Do your employees feel safe speaking up when they disagree, have concerns or want to share new ideas?

By Dr. Bill Howatt

The ultimate goal in creating a psychologically safe workplace culture is that employees believe they will not be humiliated, punished, or isolated for speaking up with observations, ideas, questions, and concerns.

Psychologically safe leaders understand that they play an essential role in driving this fear out of the workplace and creating a safe environment for employees to flourish. They also know that modern-day workforce success is dependent on employees feeling welcomed, included, and safe.

When employees know leaders care about them as a person, not just as a worker, it builds trust.  And, when this level of trust exists, it is fertile ground for employees to collaborate, innovate and share their opinions without fear of judgement or reprisal.

Silence is not always golden

On the surface, silence may appear positive. As the old cliché goes, “No news is good news.” However, silence might stem from employees feeling unsafe and fearful about interacting with their managers and other leaders. If it isn’t addressed, this type of distrust can prevent them from speaking up about important matters, such as safety issues or business risks.

Amy Edmondson, author of The Fearless Organization says research shows that most working adults can recall a time in their career history when they chose not to speak up because they felt fearful about the consequences of doing so. She notes that is isn’t always about something significant, but when that choice is made, it is a gain for the worker. They feel 100% safe in that moment. The have avoided the risk of seeming disruptive, or being judged as ignorant or incompetent. However, the organization and others lose out on the benefit of different perspective and possibly an important bit of insight or information.
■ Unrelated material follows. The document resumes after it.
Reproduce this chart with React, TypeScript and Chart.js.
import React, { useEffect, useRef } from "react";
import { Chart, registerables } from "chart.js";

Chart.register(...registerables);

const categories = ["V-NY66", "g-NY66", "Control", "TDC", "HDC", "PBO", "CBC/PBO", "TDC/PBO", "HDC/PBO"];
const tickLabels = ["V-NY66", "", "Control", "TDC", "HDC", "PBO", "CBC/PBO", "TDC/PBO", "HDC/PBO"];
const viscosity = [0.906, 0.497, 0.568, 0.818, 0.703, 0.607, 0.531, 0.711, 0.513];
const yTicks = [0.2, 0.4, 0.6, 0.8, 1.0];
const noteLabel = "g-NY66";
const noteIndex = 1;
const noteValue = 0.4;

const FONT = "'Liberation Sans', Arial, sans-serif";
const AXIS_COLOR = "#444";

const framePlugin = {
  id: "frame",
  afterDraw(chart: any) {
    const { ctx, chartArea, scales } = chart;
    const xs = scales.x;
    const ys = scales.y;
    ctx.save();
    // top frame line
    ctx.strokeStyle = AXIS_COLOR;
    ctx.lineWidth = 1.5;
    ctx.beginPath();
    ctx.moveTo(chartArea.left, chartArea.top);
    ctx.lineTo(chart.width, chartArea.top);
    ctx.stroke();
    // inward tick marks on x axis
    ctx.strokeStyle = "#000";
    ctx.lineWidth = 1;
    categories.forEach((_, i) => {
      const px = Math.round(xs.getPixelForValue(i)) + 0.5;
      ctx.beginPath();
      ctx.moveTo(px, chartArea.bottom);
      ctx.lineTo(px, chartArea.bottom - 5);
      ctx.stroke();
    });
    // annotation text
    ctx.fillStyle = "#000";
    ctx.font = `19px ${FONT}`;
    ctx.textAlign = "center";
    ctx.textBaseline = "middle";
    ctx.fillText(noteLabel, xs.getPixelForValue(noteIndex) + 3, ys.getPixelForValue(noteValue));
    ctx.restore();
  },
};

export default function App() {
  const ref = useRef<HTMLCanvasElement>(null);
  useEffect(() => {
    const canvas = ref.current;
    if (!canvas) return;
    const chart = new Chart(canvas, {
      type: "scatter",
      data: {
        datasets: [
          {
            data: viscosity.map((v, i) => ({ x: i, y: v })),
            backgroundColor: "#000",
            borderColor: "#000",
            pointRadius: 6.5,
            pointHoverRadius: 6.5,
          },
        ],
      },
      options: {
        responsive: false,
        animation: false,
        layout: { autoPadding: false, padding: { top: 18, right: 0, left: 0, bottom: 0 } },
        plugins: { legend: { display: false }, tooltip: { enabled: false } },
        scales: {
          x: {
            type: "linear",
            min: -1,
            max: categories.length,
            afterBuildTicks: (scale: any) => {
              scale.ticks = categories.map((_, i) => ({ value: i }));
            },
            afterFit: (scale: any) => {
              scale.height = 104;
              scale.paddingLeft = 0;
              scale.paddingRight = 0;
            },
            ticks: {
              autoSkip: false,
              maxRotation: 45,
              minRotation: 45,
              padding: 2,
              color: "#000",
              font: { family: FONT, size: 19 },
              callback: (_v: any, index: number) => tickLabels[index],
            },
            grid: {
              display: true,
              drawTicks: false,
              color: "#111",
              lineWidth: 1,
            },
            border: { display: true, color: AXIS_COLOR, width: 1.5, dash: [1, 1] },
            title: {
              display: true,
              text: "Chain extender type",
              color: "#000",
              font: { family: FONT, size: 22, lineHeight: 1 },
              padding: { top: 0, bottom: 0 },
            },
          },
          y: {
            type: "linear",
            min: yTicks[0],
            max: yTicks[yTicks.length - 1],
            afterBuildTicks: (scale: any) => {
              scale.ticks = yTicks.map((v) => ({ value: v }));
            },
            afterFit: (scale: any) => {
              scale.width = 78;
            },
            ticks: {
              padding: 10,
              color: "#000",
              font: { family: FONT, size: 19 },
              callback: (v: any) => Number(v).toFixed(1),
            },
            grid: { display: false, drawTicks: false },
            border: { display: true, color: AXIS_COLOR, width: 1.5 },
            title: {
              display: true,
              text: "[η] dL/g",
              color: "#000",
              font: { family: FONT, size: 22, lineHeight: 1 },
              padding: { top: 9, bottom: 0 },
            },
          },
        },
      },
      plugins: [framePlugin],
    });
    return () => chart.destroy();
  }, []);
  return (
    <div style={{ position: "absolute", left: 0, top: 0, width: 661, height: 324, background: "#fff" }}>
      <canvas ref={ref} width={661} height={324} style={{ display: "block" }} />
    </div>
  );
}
If employees aren’t speaking up, offering suggestions, or debating, you should ask yourself why. You may need to self-evaluate and seek feedback to understand what unspoken barriers exist.

If your employees are reticent to share their thoughts, it may be because they are worried doing so will negatively impact their jobs. Some may worry about being passed over for promotions and new opportunities. Others might fear appearing weak, or being looked down upon for making a suggestion that is not accepted.

You need to know what is holding them back and address any issues that exist. Seeking this type of feedback takes courage, but the short-term pain will most definitely translate into long-term gain. Understanding and breaking down these barriers is an important step towards creating a psychologically safe workplace.

What you can do to encourage employees to speak up

  • Adopt a learning mindset — With this mindset, you will be open to receiving feedback that can help you and other leaders in the organization grow into psychologically safe leaders. It also shows your employees that you recognize mistakes happen and that they are important learning opportunities. Make it a part of the dialogue with employees that mistakes and learning work together, and there is no such thing as perfection. Encourage employees to feel free to come to you as a leader when they make mistakes. And when they do, be mindful of how you react. If your actions don’t align with your words it will worsen the situation.
  • Protect your integrity and your brand — We’ve seen plenty of examples of organizations that have suffered because employees were fearful of speaking up, or if they did, they were shut down, or worse. Facebook is a current example. Wells Fargo and Volkswagen also faced the high cost of employees keeping mum. If you are operating with integrity, your employees should feel confident raising a flag when they believe a decision, action or inaction, may put your business, customers, or community at risk.
  • Ask for feedback regularly — Set the expectation with teams that your role is to create an atmosphere where employees feel safe to speak up. Create confidence and build trust by keeping the channels of communication and repeatedly asking for feedback.
  • Acknowledge this won’t aways be easy —Remind yourself that it won’t always be easy to hear what they have to say. Sometimes, people will bring difficult challenges to the table, or a perspective that is flawed. It takes energy, tolerance, and patience to listen even when you don’t agree, and especially when you are working under deadlines and pressure.
  • Ask open-ended questions — Asking employees open-ended questions (e.g., what do you think about …?) generates conversation and creates opportunities to discover their points of view. The more employees believe their leader is listening and open to different perspectives, the more they will answer questions truthfully.
  • Challenge employees to find risk — It is often easier for some people to see what is not working than what is working. Leaders can get employees’ points of view and show that they value their expertise by asking them to be critical and find risks in an appropriate manner. Reinforce the importance of respectfully challenging, rather than just detracting from others’ ideas and work. Do not judge; welcome opposing thoughts and encourage your employees to do the same.

Listening is a powerful micro-skill for building trust with employees. Employees are more apt to respect and trust leaders who listen, are decisive and transparent, and are willing to explain why they made their decisions.

You do not have to agree with everything your employees share. What matters is that employees see you as a psychologically safe leader who will listen and try to understand their points of view without becoming defensive, shutting them down or punishing them.